O disco abre com “Gringa”, cheia de congas, bongôs, ganzás e bumbos. O efeito gingão é imediato e a letra adensa a voluptuosidade do tema: alguém que quer viajar, sair do lugar de sempre, sair até de si próprio, se é que nos fazemos entender, e assim, nessa postura livre e despudorada, ser gringa de copo na mão, escutando “um funk” à beira mar. Como statement inicial, não nos parece nada mal. Segue-se “Marquinha”, single de apresentação de Voo Livre, canção que pouco demora a derreter-nos, tal o charme sedutor que transborda dela. Como se a dita gringativesse voltado ao local de partida, quebrando agora o coração de quem não lhe havia dado o devido valor: Eu fui beijada pelo sol e vai saber quais bocas mais (…) E só aí que você viu meu brilho e minha beleza / E pra si mesmo repetiu: “perdeu, playboy, esqueça!”. A voz de Salma Jô está de deixar marquinha perpétua a quem a escutar. Perfeita! “Sobremesa”, a terceira entrada do álbum, é (de novo) uma “canção-Lolita”, como quase todas as outras. Ela insinua, promete, garante e faz, trazendo o tom excessivo de uma “safadeza” merecida: “Você hoje até merece sobremesa / Com açúcar, com afeto e safadeza (…) Até não mais poder / Até eu me encher de você”. Nabokov ficaria satisfeito. Chico Buarque também. “Na Pele” muda ligeiramente o tom rítmico das anteriores. É mais introspetiva, menos “solar”, mas muito bonita, destacando-se o violão de aço de Macloys. Interessantes, as novas roupagens das canções dos Carne Doce acima referidas, despidas dos adornos instrumentais originais. Encaixam bem em Voo Livre, oferecem novas hipóteses de leituras e chegam a novos públicos, o que é sempre coisa de valor. Restam “Voo Livre”, o tema que designa o álbum e “Capacho”. O primeiro tem jeito de bossa nova e é das mais tranquilas e (falsamente) serenas das canções do disco. É, diga-se de passagem, a letra mais bonita e mais intensa de todas as oito. Uma pequena maravilha, um pequeno tratado de psicologia amorosa. O segundo, e neste caso derradeiro tema do álbum, é um “segredo”, coisa dura de ouvir (“É de ser fraco que você gosta / Para depois terminar aqui / Como capacho da minha porta”), na linha da serenidade sofrida de “Voo Livre”. No seu todo, este primeiro longa duração de Salma e Mac é uma verdadeira pérola sonora, um oásis fértil e irresistível que nos faz ter vontade de cair em tentação.
Como nota final, é forçoso referir que Voo Livre é um disco que apresenta vários luxos, digamos assim.

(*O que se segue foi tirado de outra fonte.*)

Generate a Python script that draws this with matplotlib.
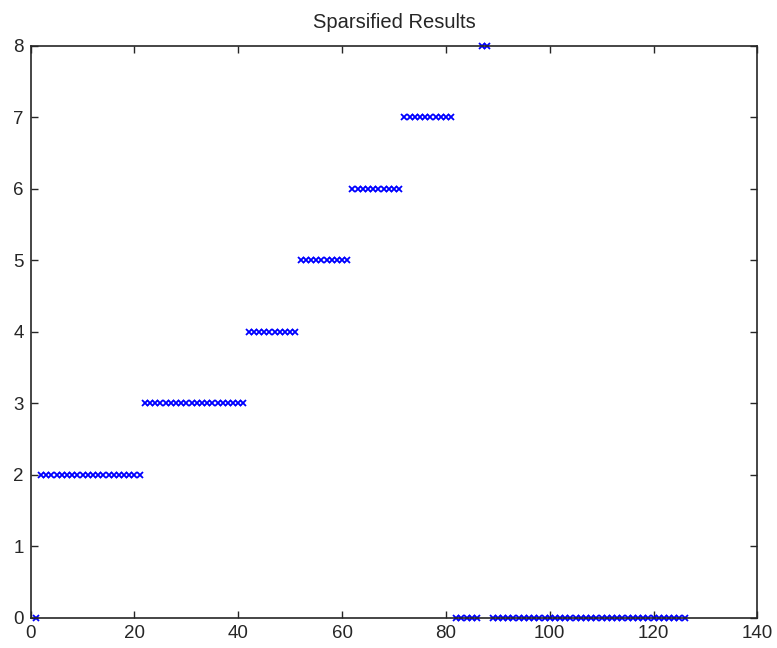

Desde logo pelo facto de ser produzido por Kassin, esse novo mago da MPB, como músico e como produtor, mas também por contar com a presença de Leonardo Reis e Felipe Pacheco, nomes que já tocaram com as mais altas feras da música do país irmão. Salma e Mac estão de parabéns, uma vez mais. Neste Voo Livre, eles e nós fazemos a festa. Sinta-se também convidado a entrar. Vai ver que não vai querer sair tão cedo.